Gateway, Leamaneh, Co. Clare
Co. Clare |
Utility Structures
At Leamaneh in County Clare, there is a gap where something important used to be.
A large gateway once marked the entrance to the courtyard of a 17th-century fortified house here, set along the line of a bawn wall, the kind of defensive enclosure commonly built around tower houses and fortified residences in early modern Ireland. The gateway is no longer there, but its absence is the point of interest.

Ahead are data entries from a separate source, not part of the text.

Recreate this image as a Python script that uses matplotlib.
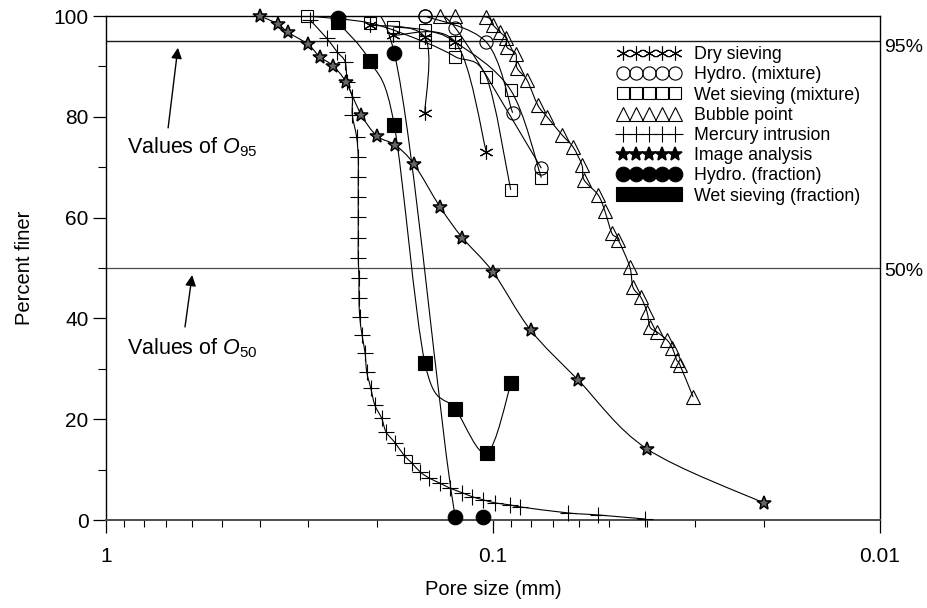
import numpy as np
import matplotlib
matplotlib.use('Agg')
import matplotlib.pyplot as plt
from matplotlib.path import Path
from matplotlib.patches import PathPatch
from matplotlib.lines import Line2D
from matplotlib.ticker import LogLocator, NullFormatter, FixedLocator, MultipleLocator

plt.rcParams['font.family'] = ['Liberation Sans', 'DejaVu Sans']
plt.rcParams['mathtext.fontset'] = 'custom'
plt.rcParams['mathtext.rm'] = 'Liberation Sans'
plt.rcParams['mathtext.it'] = 'Liberation Sans:italic'

# --- data (pore size in mm, percent finer) ---
dry1_x = [0.208, 0.150, 0.150]
dry1_y = [98.2, 95.8, 80.8]
dry2_x = [0.181, 0.125, 0.104]
dry2_y = [96.2, 94.8, 73.0]

hmix1_x = [0.150, 0.104, 0.089]
hmix1_y = [100.0, 94.8, 80.8]
hmix2_x = [0.150, 0.125, 0.075]
hmix2_y = [100.0, 97.6, 69.8]

wmix1_x = [0.303, 0.208, 0.150, 0.125, 0.104, 0.090]
wmix1_y = [100.0, 98.6, 94.8, 91.9, 87.9, 65.5]
wmix2_x = [0.181, 0.150, 0.125, 0.090, 0.075]
wmix2_y = [97.8, 97.2, 94.8, 85.3, 67.9]

bub_x = [0.137, 0.125, 0.104, 0.100, 0.0959, 0.0925, 0.092, 0.0873, 0.0867, 0.0817,
         0.0766, 0.0725, 0.0663, 0.0621, 0.0589, 0.0582, 0.0535, 0.0514, 0.0493, 0.0475,
         0.0443, 0.0435, 0.0415, 0.040, 0.0393, 0.0377, 0.0355, 0.0344, 0.0335, 0.0329, 0.0304]
bub_y = [100.0, 100.0, 99.8, 98.2, 96.8, 95.6, 93.8, 92.5, 89.7, 87.3,
         82.3, 80.0, 76.4, 74.0, 70.4, 67.5, 64.5, 61.3, 56.9, 55.6,
         50.2, 46.2, 44.2, 41.3, 38.3, 37.3, 35.7, 34.1, 31.7, 30.8, 24.4]

hg_x = [0.297, 0.269, 0.253, 0.241, 0.238, 0.231, 0.231, 0.225, 0.223, 0.223,
        0.223, 0.223, 0.223, 0.223, 0.222, 0.222, 0.221, 0.218, 0.214, 0.212,
        0.207, 0.202, 0.194, 0.189, 0.179, 0.170, 0.162, 0.154, 0.146, 0.137,
        0.129, 0.120, 0.113, 0.106, 0.0989, 0.0904, 0.0851, 0.064, 0.0535, 0.0405]
hg_y = [99.2, 95.6, 92.9, 90.9, 86.9, 83.9, 80.4, 75.9, 72.0, 68.1,
        64.1, 60.1, 56.0, 52.0, 48.0, 44.0, 40.3, 36.7, 33.1, 29.4,
        26.2, 22.8, 20.2, 17.5, 15.3, 12.9, 11.3, 9.5, 8.3, 7.3,
        6.3, 5.4, 4.6, 4.0, 3.4, 3.0, 2.6, 1.4, 1.0, 0.2]

img_x = [0.400, 0.359, 0.339, 0.301, 0.280, 0.259, 0.240, 0.219, 0.1995, 0.179,
         0.160, 0.137, 0.120, 0.100, 0.080, 0.0603, 0.040, 0.020]
img_y = [100.0, 98.4, 96.8, 94.4, 91.9, 90.1, 86.9, 80.4, 76.2, 74.4,
         70.6, 62.1, 56.0, 49.2, 37.7, 27.8, 14.1, 3.4]

hfr_x = [0.252, 0.180, 0.125, 0.106]
hfr_y = [99.6, 92.7, 0.5, 0.5]

wfr_x = [0.252, 0.208, 0.180, 0.150, 0.125, 0.1037, 0.0898]
wfr_y = [98.8, 91.1, 78.4, 31.2, 22.0, 13.3, 27.2]

labels = ['Dry sieving', 'Hydro. (mixture)', 'Wet sieving (mixture)', 'Bubble point',
          'Mercury intrusion', 'Image analysis', 'Hydro. (fraction)', 'Wet sieving (fraction)']


def smooth_curve(ax, xs, ys):
    # smoothed line (Bezier, Excel-like) through the points, built in log-x space
    p = np.column_stack([np.log10(xs), ys])
    n = len(p)
    verts = [p[0]]
    codes = [Path.MOVETO]
    for i in range(n - 1):
        a = p[i - 1] if i > 0 else p[i]
        d = p[i + 2] if i + 2 < n else p[i + 1]
        c1 = p[i] + (p[i + 1] - a) / 6.0
        c2 = p[i + 1] - (d - p[i]) / 6.0
        verts += [c1, c2, p[i + 1]]
        codes += [Path.CURVE4] * 3
    verts = np.array(verts)
    verts[:, 0] = 10 ** verts[:, 0]
    ax.add_patch(PathPatch(Path(verts, codes), fill=False, ec='black', lw=0.8, zorder=2))


fig = plt.figure(figsize=(9.28, 6.08), dpi=100)
ax = fig.add_axes([106 / 928, 1 - 520 / 608, 774 / 928, 504 / 608])
ax.set_xscale('log')
ax.set_xlim(1, 0.01)
ax.set_ylim(0, 100)

ax.axhline(95, color='0.1', lw=1.0, zorder=1)
ax.axhline(50, color='0.3', lw=0.9, zorder=1)

styles = {
    'dry': dict(marker=(6, 2, 0), ms=10, mec='black', mfc='none', mew=0.8),
    'hmix': dict(marker='o', ms=9.5, mec='black', mfc='none', mew=0.8),
    'wmix': dict(marker='s', ms=9, mec='black', mfc='none', mew=0.8),
    'bub': dict(marker='^', ms=10, mec='black', mfc='none', mew=0.8),
    'hg': dict(marker='+', ms=11, mec='black', mew=0.8),
    'img': dict(marker='*', ms=10, mec='black', mfc='0.4', mew=1.1),
    'hfr': dict(marker='o', ms=10.5, mec='black', mfc='black', mew=0.8),
    'wfr': dict(marker='s', ms=9.5, mec='black', mfc='black', mew=0.8),
}

series = [
    (dry1_x, dry1_y, 'dry'), (dry2_x, dry2_y, 'dry'),
    (hmix1_x, hmix1_y, 'hmix'), (hmix2_x, hmix2_y, 'hmix'),
    (wmix1_x, wmix1_y, 'wmix'), (wmix2_x, wmix2_y, 'wmix'),
    (bub_x, bub_y, 'bub'), (hg_x, hg_y, 'hg'), (img_x, img_y, 'img'),
    (hfr_x, hfr_y, 'hfr'), (wfr_x, wfr_y, 'wfr'),
]
for xs, ys, key in series:
    smooth_curve(ax, xs, ys)
    ax.plot(xs, ys, linestyle='none', clip_on=False, zorder=3, **styles[key])

# ticks
ax.xaxis.set_major_locator(FixedLocator([1, 0.1, 0.01]))
ax.xaxis.set_major_formatter(plt.FuncFormatter(lambda v, p: {1: '1', 0.1: '0.1', 0.01: '0.01'}.get(round(v, 3), '')))
ax.xaxis.set_minor_locator(LogLocator(base=10, subs=np.arange(2, 10) * 0.1 * 10, numticks=20))
ax.xaxis.set_minor_formatter(NullFormatter())
ax.yaxis.set_major_locator(MultipleLocator(20))
ax.yaxis.set_minor_locator(MultipleLocator(10))
ax.tick_params(axis='x', which='major', direction='out', length=9.5, width=0.9, labelsize=15, pad=10)
ax.tick_params(axis='x', which='minor', direction='out', length=5, width=0.8)
ax.tick_params(axis='y', which='major', direction='out', length=9.5, width=0.9, labelsize=15, pad=3)
ax.tick_params(axis='y', which='minor', direction='out', length=6, width=0.8)
for s in ax.spines.values():
    s.set_linewidth(1.0)
ax.spines['bottom'].set_linewidth(1.4)
ax.spines['bottom'].set_color('0.3')

ax.set_xlabel('Pore size (mm)', fontsize=14.5)
ax.set_ylabel('Percent finer', fontsize=14.5)
ax.xaxis.set_label_coords(0.5, -0.12)
ax.yaxis.set_label_coords(-0.093, 0.5)

# right side labels
ax.text(1.005, 93.8, '95%', transform=ax.get_yaxis_transform(), fontsize=14, va='center', ha='left')
ax.text(1.005, 49.3, '50%', transform=ax.get_yaxis_transform(), fontsize=14, va='center', ha='left')

# annotations
arrow = dict(arrowstyle='-|>', color='black', lw=1.0, mutation_scale=16, shrinkA=0, shrinkB=0)
ax.annotate('', xy=(0.652, 93.7), xytext=(0.691, 77.8), arrowprops=arrow)
ax.annotate('', xy=(0.599, 48.6), xytext=(0.625, 38.3), arrowprops=arrow)
ax.text(0.882, 74.0, r'Values of $\mathit{O_{95}}$', fontsize=15.5, va='center', ha='left')
ax.text(0.882, 34.1, r'Values of $\mathit{O_{50}}$', fontsize=15.5, va='center', ha='left')

# legend
leg_styles = dict(styles)
leg_styles['img'] = dict(styles['img'], mfc='black')
handles = [Line2D([], [], linestyle='none', **leg_styles[k])
           for k in ['dry', 'hmix', 'wmix', 'bub', 'hg', 'img', 'hfr', 'wfr']]
ax.legend(handles, labels, numpoints=5, loc='upper left', bbox_to_anchor=(0.6615, 0.94),
          frameon=False, fontsize=12.8, handlelength=3.5, handletextpad=0.8,
          labelspacing=0.18, borderpad=0, borderaxespad=0)

fig.savefig('out.png', dpi=100)
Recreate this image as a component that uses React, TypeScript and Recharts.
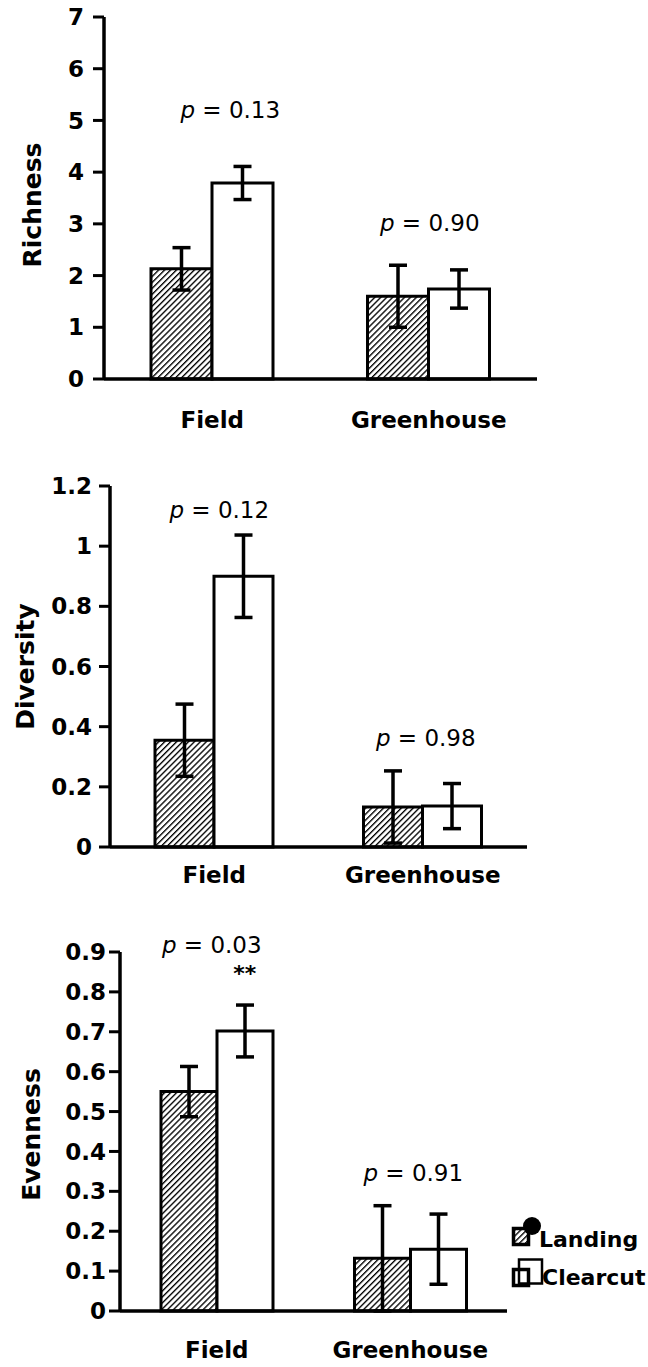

In 1907, the gateway was removed from Leamaneh and relocated to Dromoland Castle, where it was repurposed as the entrance to a walled garden. A photograph taken around 1950 shows what remained at the original site by that point, a remnant of the wall still attached to the east, the ghost of an entrance without its frame. The fortified house at Leamaneh itself is associated with one of the more dramatic domestic arrangements in Clare's history, though the gateway's removal belongs to a quieter chapter of institutional tidying, the kind of early 20th-century redistribution of architectural elements that was common among landed estates reorganising their grounds.
Visitors to Leamaneh today will find the ruined house still largely in place, but the gateway they might expect to see at the courtyard boundary is at Dromoland, now in Co. Clare's hotel and golf resort landscape, doing quiet duty as a garden entrance far from the windswept Burren setting for which it was made.